◆ Some records ◆
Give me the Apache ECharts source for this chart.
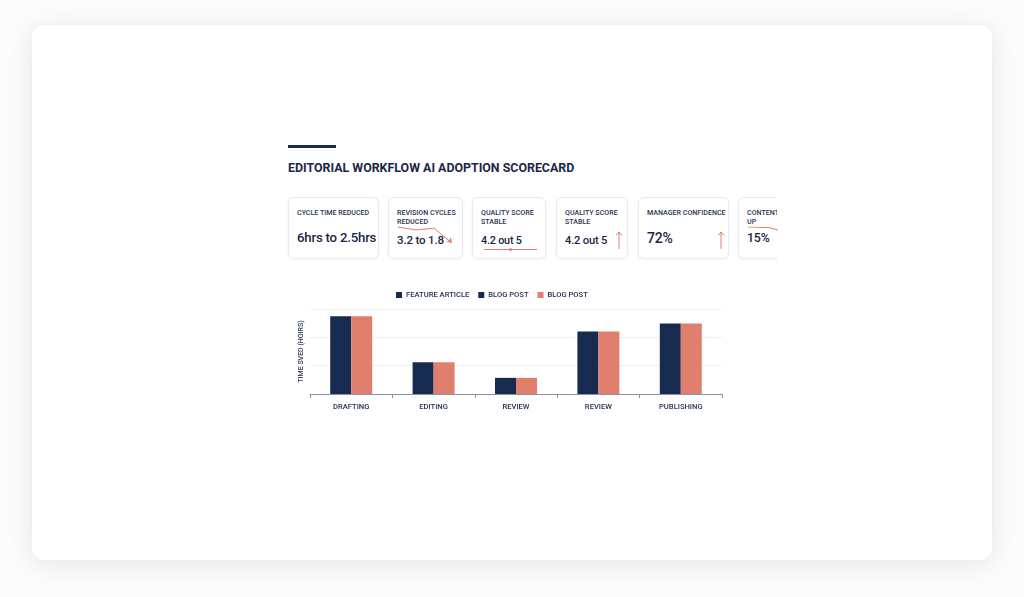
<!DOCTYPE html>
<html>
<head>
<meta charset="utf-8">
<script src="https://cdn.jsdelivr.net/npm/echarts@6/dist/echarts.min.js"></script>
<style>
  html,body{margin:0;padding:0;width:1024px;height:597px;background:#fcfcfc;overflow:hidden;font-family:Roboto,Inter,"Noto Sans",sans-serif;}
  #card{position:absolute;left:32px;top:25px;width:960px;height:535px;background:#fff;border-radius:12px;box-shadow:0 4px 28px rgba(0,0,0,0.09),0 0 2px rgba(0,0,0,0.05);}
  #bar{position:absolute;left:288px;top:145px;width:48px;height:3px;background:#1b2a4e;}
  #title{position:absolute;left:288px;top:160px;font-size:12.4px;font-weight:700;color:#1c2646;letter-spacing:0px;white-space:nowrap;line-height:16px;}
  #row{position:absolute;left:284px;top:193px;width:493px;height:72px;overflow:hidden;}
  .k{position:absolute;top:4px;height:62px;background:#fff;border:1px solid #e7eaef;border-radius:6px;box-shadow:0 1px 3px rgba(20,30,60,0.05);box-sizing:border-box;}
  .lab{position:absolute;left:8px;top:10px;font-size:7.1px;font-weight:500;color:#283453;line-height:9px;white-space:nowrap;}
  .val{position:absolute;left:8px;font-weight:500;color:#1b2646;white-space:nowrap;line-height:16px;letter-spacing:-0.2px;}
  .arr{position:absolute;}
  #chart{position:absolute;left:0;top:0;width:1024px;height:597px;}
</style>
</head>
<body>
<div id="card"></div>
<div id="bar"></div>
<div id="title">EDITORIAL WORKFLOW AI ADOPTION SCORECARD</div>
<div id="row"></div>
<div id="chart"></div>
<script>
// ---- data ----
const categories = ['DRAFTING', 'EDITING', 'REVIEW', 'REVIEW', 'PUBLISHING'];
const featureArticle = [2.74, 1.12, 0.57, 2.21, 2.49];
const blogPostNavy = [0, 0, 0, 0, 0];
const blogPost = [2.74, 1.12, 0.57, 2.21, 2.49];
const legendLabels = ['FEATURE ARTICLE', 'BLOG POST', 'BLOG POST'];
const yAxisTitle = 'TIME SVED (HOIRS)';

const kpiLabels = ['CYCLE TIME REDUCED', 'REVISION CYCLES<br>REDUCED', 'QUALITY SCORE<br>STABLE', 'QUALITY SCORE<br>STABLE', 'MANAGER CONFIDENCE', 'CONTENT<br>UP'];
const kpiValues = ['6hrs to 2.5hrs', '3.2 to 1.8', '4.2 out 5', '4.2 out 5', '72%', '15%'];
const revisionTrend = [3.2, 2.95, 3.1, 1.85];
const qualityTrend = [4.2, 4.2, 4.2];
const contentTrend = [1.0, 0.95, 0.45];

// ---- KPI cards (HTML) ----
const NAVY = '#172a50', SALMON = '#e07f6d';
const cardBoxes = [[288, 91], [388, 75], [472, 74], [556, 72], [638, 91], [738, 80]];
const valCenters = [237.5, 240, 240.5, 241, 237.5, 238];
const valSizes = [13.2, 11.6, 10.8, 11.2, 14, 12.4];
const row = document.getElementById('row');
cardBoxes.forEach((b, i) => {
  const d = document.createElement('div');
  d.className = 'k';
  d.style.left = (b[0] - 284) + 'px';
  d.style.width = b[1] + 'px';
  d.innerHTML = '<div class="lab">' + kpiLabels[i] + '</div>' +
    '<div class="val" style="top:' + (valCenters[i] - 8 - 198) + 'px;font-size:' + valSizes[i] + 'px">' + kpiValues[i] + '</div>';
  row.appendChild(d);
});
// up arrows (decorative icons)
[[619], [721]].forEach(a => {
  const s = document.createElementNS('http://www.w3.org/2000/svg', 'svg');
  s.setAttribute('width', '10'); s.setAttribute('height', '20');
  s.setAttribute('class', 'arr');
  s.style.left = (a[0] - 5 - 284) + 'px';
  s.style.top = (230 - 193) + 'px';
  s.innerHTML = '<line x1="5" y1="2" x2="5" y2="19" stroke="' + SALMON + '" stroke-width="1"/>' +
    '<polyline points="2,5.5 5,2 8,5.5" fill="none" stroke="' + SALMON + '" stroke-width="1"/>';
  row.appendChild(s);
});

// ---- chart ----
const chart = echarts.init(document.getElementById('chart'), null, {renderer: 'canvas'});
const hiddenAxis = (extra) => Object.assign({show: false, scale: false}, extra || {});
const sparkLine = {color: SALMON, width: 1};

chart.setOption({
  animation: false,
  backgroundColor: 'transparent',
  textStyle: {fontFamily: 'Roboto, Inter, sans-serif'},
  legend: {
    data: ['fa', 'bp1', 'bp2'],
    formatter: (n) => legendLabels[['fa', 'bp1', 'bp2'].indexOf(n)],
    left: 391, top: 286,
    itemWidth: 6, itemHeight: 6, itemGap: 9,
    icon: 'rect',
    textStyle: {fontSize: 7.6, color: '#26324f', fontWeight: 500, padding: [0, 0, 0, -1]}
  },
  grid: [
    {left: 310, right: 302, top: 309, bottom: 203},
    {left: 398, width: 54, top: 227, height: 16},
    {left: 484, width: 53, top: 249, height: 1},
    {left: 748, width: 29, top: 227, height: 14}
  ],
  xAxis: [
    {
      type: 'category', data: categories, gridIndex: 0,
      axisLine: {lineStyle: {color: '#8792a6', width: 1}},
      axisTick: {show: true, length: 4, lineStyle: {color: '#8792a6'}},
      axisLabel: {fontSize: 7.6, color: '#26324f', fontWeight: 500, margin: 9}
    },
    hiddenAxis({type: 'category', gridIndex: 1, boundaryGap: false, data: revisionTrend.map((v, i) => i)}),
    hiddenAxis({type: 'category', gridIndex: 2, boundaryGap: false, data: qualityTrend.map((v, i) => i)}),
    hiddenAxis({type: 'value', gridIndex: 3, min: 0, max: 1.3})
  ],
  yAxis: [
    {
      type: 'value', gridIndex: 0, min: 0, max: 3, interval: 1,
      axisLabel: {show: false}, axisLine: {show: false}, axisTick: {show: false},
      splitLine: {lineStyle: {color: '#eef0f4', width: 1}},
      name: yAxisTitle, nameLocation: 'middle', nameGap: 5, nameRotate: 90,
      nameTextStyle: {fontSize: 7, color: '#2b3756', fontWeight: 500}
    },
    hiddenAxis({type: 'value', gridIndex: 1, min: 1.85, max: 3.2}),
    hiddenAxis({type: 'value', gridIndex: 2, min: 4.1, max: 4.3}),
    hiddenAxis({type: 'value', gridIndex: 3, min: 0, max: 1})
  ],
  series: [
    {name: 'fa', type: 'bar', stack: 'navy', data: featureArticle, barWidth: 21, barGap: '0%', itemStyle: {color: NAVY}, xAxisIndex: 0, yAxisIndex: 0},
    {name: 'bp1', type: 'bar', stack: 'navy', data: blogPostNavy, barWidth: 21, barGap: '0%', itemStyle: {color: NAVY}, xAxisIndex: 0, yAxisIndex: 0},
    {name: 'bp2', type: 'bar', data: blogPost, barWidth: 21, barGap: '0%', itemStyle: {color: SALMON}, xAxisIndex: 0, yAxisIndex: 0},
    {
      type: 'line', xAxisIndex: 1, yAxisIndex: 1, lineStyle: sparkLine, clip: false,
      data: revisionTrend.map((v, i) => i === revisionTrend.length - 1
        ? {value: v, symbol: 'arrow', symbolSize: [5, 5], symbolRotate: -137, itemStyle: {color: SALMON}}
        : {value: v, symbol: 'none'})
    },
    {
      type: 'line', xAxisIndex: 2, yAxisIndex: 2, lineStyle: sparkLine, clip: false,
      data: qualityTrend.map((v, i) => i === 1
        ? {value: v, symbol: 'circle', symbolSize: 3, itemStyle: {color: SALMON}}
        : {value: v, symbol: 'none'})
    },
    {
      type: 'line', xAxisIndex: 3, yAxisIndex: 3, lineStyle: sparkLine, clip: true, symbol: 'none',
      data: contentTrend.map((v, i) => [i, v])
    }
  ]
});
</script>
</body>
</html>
...
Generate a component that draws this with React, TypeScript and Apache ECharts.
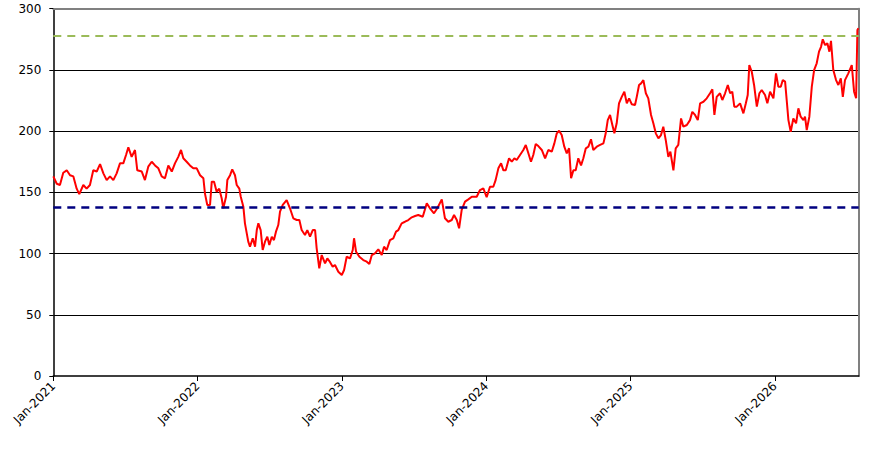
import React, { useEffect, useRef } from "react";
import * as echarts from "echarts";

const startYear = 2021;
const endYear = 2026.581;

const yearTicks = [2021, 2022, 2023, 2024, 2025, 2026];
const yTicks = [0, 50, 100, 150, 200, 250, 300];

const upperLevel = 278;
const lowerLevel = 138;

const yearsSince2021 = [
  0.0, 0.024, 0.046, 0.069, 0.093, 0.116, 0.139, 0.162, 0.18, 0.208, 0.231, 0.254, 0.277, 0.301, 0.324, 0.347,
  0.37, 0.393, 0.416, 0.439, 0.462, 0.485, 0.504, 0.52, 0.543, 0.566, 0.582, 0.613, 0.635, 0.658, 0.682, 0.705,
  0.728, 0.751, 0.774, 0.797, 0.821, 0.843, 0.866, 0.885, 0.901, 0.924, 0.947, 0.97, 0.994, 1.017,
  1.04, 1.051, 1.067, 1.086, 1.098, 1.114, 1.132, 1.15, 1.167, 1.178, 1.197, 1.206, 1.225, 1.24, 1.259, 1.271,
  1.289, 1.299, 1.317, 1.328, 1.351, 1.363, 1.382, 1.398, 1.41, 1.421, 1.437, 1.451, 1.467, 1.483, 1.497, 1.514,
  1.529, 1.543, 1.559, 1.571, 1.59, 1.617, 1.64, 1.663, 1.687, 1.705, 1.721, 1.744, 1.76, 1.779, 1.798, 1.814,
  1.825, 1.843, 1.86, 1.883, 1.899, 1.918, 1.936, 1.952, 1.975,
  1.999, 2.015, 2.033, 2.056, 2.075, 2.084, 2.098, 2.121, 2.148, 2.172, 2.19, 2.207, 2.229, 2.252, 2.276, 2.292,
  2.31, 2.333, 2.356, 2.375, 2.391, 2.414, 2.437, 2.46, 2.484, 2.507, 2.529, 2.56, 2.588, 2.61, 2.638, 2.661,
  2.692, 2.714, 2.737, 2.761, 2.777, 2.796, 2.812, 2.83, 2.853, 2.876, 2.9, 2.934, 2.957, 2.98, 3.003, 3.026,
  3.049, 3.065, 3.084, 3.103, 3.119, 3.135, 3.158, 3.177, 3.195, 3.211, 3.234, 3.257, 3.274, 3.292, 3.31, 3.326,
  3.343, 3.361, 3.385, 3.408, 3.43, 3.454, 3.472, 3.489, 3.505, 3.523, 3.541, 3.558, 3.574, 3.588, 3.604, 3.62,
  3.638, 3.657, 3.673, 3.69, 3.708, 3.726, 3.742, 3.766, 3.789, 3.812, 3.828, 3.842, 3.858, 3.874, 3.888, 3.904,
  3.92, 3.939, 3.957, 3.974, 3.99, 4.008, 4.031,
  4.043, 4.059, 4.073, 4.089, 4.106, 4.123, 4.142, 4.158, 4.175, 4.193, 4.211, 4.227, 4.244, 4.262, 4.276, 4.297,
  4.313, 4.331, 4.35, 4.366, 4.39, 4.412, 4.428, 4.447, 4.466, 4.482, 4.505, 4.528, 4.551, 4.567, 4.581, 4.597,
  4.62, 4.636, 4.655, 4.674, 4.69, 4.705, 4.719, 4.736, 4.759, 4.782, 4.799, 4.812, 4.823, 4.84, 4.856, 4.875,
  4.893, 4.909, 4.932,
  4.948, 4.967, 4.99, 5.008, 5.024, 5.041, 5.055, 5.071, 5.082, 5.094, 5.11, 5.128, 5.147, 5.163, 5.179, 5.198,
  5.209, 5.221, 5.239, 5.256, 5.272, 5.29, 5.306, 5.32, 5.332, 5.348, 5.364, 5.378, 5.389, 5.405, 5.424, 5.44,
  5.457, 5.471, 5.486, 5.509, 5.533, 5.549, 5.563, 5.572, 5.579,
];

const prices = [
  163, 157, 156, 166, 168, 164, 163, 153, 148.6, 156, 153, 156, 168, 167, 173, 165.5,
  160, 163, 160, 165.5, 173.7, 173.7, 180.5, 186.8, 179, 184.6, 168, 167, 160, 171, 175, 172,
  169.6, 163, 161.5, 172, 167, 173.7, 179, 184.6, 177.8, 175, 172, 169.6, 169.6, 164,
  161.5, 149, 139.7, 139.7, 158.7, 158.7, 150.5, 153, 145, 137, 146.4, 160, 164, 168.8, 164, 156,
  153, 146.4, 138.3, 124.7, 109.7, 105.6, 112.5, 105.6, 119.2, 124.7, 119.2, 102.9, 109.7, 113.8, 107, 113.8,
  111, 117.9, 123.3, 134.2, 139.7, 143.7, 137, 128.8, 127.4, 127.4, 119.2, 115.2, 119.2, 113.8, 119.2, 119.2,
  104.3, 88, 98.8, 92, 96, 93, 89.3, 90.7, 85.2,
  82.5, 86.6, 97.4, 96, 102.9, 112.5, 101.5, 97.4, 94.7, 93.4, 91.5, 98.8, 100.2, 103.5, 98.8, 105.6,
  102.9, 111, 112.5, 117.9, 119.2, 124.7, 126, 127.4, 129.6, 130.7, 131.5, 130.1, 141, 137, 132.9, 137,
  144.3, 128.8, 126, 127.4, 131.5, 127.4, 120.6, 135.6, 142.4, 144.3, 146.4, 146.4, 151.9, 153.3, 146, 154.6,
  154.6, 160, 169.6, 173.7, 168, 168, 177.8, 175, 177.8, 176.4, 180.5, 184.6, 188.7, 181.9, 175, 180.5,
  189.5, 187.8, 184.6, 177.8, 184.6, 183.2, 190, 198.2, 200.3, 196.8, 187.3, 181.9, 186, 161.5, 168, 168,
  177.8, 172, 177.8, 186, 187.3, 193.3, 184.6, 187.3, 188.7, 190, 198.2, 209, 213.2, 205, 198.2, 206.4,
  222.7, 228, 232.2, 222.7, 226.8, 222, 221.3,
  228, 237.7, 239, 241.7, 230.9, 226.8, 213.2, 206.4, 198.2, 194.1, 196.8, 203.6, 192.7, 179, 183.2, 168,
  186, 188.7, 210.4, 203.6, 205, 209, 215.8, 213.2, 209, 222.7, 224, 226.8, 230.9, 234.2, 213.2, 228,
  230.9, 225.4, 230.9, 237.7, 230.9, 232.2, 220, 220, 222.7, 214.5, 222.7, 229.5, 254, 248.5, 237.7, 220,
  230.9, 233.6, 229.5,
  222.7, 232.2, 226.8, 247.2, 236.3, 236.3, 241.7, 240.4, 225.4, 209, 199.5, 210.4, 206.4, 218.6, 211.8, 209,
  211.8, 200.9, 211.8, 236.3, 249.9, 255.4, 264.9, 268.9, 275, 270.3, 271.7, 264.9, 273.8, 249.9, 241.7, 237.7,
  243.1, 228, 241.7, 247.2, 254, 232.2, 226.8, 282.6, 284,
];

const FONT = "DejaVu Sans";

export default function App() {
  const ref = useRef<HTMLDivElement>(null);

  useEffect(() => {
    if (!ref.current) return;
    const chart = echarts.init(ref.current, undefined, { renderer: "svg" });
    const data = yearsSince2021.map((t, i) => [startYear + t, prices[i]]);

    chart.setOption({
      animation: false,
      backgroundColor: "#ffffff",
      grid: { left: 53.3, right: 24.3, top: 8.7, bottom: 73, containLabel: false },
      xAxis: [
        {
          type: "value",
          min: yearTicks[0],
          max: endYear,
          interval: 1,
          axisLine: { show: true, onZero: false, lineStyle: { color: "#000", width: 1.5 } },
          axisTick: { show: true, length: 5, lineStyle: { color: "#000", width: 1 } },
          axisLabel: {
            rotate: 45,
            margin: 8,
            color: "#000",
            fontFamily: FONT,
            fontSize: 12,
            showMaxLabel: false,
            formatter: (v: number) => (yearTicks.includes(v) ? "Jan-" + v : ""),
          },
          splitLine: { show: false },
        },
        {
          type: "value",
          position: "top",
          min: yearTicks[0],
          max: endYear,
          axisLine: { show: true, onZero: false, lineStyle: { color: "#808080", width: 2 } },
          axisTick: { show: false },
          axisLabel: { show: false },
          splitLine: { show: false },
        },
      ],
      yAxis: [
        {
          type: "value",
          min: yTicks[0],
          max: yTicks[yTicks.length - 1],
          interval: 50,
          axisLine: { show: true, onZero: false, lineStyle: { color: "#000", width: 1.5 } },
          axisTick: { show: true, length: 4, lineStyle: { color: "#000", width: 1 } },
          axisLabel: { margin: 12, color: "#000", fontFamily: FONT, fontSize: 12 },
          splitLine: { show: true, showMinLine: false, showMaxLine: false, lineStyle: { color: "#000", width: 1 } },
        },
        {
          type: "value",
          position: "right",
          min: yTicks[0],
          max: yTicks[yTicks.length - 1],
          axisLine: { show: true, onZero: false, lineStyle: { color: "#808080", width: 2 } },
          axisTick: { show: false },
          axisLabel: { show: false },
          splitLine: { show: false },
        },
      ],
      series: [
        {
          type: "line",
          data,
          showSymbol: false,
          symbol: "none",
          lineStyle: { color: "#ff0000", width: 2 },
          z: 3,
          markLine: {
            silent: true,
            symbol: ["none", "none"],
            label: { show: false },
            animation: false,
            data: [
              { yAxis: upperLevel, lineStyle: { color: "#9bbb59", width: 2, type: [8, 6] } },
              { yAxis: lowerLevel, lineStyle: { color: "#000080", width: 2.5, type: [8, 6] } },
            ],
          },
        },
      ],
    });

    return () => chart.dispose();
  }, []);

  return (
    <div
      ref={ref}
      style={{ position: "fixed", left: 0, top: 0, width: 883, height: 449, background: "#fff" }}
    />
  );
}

◆ What is expected ◆
Check each line of the records above for "Apache", and copy those that have it.

◆ Written answer ◆
Give me the Apache ECharts source for this chart.
Generate a component that draws this with React, TypeScript and Apache ECharts.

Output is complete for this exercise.